• REQUIREMENT
Repeat exactly, please, the lines that begin at the start of the listing and end at the line holding "grey = '#8c8c8c'".

• EXTRACTED INFORMATION
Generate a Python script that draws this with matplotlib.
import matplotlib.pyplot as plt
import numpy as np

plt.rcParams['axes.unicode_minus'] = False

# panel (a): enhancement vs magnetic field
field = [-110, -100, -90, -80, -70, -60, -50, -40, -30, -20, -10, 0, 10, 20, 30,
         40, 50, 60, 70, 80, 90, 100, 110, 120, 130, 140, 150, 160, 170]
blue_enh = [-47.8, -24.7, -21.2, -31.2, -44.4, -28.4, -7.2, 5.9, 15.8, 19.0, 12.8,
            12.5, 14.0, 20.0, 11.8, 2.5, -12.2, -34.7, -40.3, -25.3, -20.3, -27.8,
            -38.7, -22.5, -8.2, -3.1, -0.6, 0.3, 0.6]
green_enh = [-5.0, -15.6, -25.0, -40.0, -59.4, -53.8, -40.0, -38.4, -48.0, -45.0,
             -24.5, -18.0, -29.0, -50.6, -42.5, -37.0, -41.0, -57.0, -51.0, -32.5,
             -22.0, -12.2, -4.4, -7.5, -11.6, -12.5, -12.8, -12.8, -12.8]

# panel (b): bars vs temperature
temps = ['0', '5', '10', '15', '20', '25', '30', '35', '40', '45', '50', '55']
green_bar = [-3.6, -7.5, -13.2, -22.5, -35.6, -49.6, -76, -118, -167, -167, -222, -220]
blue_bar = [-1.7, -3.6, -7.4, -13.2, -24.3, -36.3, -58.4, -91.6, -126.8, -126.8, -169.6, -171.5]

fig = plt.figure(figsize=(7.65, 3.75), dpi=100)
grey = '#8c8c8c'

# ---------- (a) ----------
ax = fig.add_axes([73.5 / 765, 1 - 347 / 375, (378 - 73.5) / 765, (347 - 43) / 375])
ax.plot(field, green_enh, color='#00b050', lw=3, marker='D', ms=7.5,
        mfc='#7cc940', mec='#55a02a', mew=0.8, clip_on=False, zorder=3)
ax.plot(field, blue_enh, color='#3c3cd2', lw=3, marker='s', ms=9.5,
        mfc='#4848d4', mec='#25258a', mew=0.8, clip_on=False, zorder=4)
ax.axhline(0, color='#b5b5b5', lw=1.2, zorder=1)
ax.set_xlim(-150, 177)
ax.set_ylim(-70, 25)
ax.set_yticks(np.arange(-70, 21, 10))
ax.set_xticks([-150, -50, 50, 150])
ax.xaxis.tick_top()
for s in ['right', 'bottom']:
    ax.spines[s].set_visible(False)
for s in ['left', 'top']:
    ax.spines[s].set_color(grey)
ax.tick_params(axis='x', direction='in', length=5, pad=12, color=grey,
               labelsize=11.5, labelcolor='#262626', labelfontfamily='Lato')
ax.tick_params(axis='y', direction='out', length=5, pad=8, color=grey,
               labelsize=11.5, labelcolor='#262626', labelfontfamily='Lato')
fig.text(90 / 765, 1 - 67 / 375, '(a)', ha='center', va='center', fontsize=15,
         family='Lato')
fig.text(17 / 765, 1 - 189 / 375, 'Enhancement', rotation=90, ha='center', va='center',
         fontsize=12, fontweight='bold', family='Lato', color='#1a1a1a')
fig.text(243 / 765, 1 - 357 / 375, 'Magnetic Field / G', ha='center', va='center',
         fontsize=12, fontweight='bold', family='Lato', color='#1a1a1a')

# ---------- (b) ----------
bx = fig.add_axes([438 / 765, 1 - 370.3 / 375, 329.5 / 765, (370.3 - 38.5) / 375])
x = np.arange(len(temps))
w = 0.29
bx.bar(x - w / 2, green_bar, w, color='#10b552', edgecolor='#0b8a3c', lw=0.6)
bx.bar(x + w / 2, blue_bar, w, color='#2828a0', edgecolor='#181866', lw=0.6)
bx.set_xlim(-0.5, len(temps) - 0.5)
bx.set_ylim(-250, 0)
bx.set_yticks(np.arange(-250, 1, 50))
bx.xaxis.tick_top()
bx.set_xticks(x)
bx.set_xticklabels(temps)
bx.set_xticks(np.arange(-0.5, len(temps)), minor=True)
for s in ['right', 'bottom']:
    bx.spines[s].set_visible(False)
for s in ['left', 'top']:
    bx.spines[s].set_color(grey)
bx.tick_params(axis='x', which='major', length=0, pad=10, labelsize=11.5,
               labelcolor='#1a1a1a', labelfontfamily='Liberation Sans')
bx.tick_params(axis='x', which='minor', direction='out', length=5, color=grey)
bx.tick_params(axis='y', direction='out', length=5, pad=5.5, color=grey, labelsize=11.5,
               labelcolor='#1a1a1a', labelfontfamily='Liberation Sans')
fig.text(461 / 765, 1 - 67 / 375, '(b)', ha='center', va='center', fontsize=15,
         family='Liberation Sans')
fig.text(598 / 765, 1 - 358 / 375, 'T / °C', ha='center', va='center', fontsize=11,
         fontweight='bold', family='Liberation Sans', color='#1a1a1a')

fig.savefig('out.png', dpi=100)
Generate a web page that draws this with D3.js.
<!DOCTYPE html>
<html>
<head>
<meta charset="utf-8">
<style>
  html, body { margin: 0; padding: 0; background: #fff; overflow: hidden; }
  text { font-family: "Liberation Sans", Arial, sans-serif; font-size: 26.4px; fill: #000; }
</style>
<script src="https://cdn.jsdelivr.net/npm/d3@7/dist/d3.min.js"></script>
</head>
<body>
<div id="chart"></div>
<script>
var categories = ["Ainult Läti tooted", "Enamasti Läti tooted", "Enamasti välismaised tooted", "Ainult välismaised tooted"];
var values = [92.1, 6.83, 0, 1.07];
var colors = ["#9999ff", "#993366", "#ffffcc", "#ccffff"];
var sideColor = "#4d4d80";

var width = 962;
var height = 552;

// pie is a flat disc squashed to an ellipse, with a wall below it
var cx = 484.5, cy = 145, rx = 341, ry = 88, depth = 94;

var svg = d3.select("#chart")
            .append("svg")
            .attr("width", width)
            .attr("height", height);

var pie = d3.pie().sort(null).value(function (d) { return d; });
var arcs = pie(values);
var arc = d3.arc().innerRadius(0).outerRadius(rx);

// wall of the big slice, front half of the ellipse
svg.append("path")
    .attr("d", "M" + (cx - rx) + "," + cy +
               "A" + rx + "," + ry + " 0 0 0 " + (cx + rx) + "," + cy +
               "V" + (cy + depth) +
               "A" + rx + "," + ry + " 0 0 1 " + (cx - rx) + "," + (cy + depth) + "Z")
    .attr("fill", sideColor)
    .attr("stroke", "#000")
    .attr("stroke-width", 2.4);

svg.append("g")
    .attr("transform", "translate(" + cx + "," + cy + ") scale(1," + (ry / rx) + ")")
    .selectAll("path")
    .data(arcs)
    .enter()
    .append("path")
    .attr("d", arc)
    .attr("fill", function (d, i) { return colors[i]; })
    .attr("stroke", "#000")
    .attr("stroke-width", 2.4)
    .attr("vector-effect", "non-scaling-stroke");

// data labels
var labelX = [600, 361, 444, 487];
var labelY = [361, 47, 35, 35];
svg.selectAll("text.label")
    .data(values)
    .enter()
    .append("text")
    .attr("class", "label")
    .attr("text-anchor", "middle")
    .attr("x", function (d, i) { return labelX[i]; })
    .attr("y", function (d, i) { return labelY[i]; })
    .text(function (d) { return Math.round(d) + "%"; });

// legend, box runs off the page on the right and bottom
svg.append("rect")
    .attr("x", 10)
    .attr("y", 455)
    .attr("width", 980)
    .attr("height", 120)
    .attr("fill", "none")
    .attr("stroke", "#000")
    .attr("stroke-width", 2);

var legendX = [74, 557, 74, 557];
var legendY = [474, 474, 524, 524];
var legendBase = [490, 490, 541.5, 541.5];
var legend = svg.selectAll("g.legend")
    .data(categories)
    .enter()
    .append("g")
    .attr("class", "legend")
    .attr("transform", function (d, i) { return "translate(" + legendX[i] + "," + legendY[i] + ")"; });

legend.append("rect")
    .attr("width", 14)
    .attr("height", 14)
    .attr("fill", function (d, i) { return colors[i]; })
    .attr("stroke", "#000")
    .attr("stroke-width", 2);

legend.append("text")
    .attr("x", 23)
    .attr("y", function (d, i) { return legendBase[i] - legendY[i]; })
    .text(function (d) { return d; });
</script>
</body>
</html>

• ANSWER FOR THE TASK
Generate a Python script that draws this with matplotlib.
import matplotlib.pyplot as plt
import numpy as np

plt.rcParams['axes.unicode_minus'] = False

# panel (a): enhancement vs magnetic field
field = [-110, -100, -90, -80, -70, -60, -50, -40, -30, -20, -10, 0, 10, 20, 30,
         40, 50, 60, 70, 80, 90, 100, 110, 120, 130, 140, 150, 160, 170]
blue_enh = [-47.8, -24.7, -21.2, -31.2, -44.4, -28.4, -7.2, 5.9, 15.8, 19.0, 12.8,
            12.5, 14.0, 20.0, 11.8, 2.5, -12.2, -34.7, -40.3, -25.3, -20.3, -27.8,
            -38.7, -22.5, -8.2, -3.1, -0.6, 0.3, 0.6]
green_enh = [-5.0, -15.6, -25.0, -40.0, -59.4, -53.8, -40.0, -38.4, -48.0, -45.0,
             -24.5, -18.0, -29.0, -50.6, -42.5, -37.0, -41.0, -57.0, -51.0, -32.5,
             -22.0, -12.2, -4.4, -7.5, -11.6, -12.5, -12.8, -12.8, -12.8]

# panel (b): bars vs temperature
temps = ['0', '5', '10', '15', '20', '25', '30', '35', '40', '45', '50', '55']
green_bar = [-3.6, -7.5, -13.2, -22.5, -35.6, -49.6, -76, -118, -167, -167, -222, -220]
blue_bar = [-1.7, -3.6, -7.4, -13.2, -24.3, -36.3, -58.4, -91.6, -126.8, -126.8, -169.6, -171.5]

fig = plt.figure(figsize=(7.65, 3.75), dpi=100)
grey = '#8c8c8c'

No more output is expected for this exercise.